Instructions to follow
Copy from the first line below down to and including the line with "const yTicks = [-0.02, 0.01, 0.04, 0.07, 0.10];". Skip the pictures.

Dataset extract
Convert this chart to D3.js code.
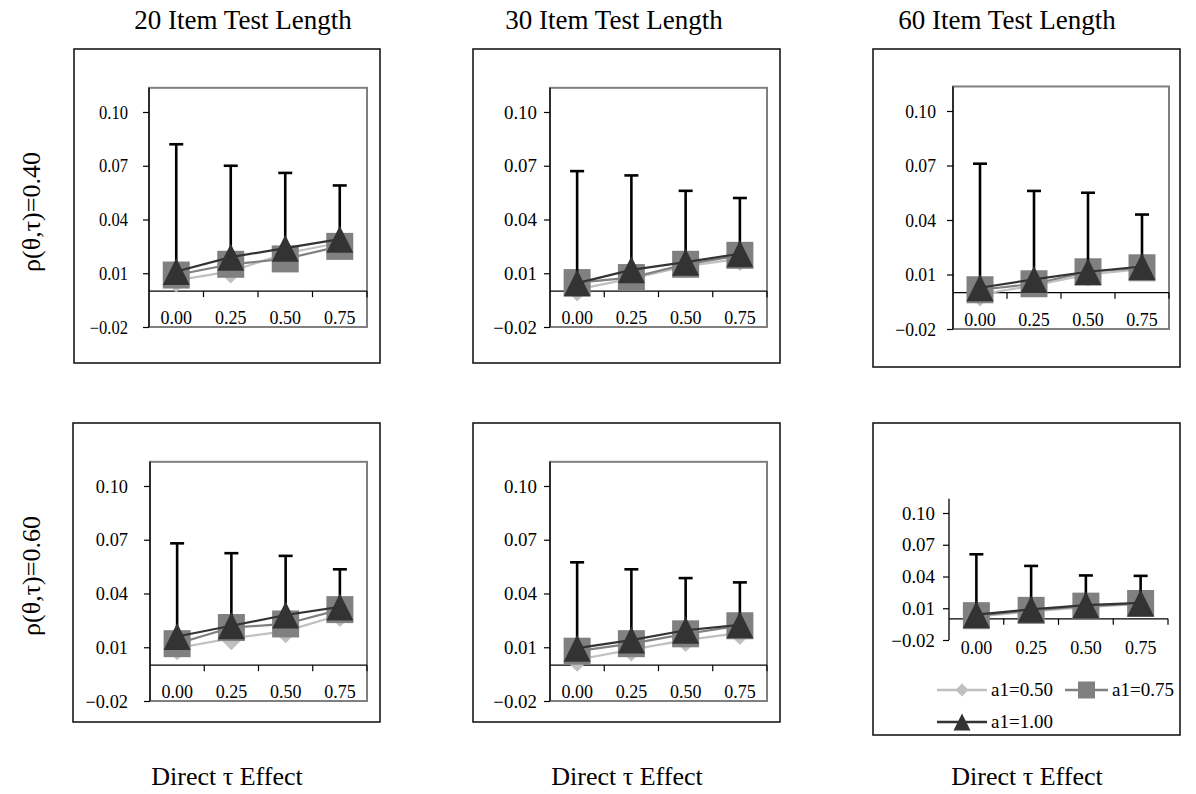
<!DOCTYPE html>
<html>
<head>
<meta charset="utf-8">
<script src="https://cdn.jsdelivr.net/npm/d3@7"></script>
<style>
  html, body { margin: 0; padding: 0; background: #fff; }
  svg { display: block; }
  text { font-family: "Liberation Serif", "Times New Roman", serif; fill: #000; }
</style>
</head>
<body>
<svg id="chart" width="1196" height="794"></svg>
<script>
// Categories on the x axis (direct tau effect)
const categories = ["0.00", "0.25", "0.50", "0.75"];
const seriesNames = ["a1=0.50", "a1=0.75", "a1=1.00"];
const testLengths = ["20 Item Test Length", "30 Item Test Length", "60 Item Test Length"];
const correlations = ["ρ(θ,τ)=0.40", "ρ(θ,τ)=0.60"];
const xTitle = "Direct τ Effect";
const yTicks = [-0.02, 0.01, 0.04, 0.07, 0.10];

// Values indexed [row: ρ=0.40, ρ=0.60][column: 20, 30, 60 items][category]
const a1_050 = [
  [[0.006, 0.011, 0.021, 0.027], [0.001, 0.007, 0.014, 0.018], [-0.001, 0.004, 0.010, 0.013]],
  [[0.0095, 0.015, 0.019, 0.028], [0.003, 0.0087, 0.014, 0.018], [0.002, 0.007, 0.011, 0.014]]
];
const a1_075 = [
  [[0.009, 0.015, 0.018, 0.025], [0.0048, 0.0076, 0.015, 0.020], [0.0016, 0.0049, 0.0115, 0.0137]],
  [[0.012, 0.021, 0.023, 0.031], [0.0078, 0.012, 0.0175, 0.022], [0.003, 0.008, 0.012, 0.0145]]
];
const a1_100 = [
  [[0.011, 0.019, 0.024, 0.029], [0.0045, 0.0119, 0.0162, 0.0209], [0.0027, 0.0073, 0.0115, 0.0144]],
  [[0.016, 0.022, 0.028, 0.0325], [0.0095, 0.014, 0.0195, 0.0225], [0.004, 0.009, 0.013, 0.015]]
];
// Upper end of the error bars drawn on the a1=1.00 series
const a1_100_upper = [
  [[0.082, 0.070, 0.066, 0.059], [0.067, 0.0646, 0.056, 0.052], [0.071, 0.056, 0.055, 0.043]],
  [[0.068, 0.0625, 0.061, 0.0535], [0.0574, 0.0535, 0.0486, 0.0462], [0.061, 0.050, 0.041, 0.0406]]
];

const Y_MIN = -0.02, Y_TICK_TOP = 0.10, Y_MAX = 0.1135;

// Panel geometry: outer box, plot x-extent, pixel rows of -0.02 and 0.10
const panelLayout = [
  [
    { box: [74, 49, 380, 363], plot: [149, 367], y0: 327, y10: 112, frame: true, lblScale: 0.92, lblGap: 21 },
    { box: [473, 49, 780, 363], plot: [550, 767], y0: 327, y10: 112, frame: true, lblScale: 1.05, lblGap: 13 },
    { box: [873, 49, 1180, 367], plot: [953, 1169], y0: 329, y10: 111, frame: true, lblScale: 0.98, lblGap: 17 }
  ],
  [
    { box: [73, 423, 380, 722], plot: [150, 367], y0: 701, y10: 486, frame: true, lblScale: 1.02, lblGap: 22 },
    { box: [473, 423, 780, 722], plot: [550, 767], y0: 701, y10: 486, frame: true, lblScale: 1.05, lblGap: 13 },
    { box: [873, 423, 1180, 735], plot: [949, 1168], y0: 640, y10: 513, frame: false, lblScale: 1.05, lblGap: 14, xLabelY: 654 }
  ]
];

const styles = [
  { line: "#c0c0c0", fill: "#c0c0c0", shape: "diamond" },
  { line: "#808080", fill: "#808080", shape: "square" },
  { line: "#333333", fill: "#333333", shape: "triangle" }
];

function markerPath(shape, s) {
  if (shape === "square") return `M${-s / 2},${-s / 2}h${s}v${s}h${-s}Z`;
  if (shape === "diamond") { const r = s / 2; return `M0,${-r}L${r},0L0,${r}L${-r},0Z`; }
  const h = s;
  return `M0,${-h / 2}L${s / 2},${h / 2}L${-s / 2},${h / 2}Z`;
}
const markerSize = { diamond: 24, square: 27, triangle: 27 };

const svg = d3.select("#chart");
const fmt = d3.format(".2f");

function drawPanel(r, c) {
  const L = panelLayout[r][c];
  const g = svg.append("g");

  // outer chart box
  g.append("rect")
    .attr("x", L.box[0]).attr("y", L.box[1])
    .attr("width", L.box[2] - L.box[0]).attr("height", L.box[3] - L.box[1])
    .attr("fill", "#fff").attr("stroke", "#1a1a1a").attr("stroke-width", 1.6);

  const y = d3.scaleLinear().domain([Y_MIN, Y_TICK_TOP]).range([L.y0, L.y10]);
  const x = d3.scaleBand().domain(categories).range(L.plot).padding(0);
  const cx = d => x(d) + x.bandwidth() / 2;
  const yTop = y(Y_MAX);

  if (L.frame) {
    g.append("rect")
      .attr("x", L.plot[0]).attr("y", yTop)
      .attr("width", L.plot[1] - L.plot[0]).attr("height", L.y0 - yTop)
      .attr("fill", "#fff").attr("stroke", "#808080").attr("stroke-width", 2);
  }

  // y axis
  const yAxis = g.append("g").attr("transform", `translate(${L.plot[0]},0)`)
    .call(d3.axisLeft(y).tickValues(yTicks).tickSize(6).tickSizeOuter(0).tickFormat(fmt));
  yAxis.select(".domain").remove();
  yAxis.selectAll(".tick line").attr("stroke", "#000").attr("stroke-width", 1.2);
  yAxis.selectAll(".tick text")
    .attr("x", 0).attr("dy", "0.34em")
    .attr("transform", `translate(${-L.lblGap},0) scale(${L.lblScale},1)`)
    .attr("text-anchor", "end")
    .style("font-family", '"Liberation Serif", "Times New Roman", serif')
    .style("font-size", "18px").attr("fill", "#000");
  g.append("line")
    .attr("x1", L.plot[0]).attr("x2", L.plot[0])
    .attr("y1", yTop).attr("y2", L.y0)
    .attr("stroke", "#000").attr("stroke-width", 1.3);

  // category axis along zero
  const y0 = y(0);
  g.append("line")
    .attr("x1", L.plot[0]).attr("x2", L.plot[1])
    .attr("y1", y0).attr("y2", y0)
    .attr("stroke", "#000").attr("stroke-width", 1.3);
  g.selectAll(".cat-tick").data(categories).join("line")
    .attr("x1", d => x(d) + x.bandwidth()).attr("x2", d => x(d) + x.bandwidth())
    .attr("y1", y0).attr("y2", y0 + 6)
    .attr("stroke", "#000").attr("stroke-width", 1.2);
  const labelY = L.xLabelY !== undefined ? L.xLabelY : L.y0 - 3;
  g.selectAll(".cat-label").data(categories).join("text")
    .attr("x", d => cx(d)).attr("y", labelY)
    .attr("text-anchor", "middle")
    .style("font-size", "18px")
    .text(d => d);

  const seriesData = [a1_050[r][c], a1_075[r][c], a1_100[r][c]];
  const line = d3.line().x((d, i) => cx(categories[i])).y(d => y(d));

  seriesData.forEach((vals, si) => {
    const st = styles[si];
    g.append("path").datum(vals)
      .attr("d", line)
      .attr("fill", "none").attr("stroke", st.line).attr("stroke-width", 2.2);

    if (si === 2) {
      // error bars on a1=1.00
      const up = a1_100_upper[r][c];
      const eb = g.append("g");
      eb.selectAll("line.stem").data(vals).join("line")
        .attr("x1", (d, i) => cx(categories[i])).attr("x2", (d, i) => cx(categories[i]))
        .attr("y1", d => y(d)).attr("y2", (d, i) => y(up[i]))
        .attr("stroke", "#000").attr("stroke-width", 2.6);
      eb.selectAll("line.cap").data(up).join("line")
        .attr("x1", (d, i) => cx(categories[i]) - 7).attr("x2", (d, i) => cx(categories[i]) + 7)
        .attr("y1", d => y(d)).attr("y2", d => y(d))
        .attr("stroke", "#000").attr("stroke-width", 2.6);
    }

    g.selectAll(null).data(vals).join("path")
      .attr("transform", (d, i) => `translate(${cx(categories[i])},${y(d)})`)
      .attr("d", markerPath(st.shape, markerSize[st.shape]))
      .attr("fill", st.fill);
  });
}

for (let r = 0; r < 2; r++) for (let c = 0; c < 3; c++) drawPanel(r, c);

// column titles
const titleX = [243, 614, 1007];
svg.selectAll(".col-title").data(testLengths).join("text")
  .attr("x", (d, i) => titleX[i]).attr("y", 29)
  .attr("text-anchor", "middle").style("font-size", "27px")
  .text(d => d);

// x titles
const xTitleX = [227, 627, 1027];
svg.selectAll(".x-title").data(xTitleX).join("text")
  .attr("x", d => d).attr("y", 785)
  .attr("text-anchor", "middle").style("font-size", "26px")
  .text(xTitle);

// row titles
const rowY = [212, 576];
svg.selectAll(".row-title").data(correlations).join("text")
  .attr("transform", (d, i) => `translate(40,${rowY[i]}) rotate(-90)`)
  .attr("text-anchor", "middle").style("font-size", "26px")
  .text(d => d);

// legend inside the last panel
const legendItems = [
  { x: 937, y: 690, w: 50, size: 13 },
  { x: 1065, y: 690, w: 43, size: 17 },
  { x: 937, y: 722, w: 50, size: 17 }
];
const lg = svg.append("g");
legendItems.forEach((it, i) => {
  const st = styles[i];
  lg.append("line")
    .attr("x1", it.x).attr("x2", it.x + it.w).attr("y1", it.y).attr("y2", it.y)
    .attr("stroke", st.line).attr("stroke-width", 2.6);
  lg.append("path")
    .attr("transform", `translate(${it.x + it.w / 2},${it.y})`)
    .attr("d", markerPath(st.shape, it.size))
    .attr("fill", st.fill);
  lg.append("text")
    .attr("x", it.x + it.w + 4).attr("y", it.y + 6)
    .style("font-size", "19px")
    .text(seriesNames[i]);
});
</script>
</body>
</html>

The response
Convert this chart to D3.js code.
<!DOCTYPE html>
<html>
<head>
<meta charset="utf-8">
<script src="https://cdn.jsdelivr.net/npm/d3@7"></script>
<style>
  html, body { margin: 0; padding: 0; background: #fff; }
  svg { display: block; }
  text { font-family: "Liberation Serif", "Times New Roman", serif; fill: #000; }
</style>
</head>
<body>
<svg id="chart" width="1196" height="794"></svg>
<script>
// Categories on the x axis (direct tau effect)
const categories = ["0.00", "0.25", "0.50", "0.75"];
const seriesNames = ["a1=0.50", "a1=0.75", "a1=1.00"];
const testLengths = ["20 Item Test Length", "30 Item Test Length", "60 Item Test Length"];
const correlations = ["ρ(θ,τ)=0.40", "ρ(θ,τ)=0.60"];
const xTitle = "Direct τ Effect";
const yTicks = [-0.02, 0.01, 0.04, 0.07, 0.10];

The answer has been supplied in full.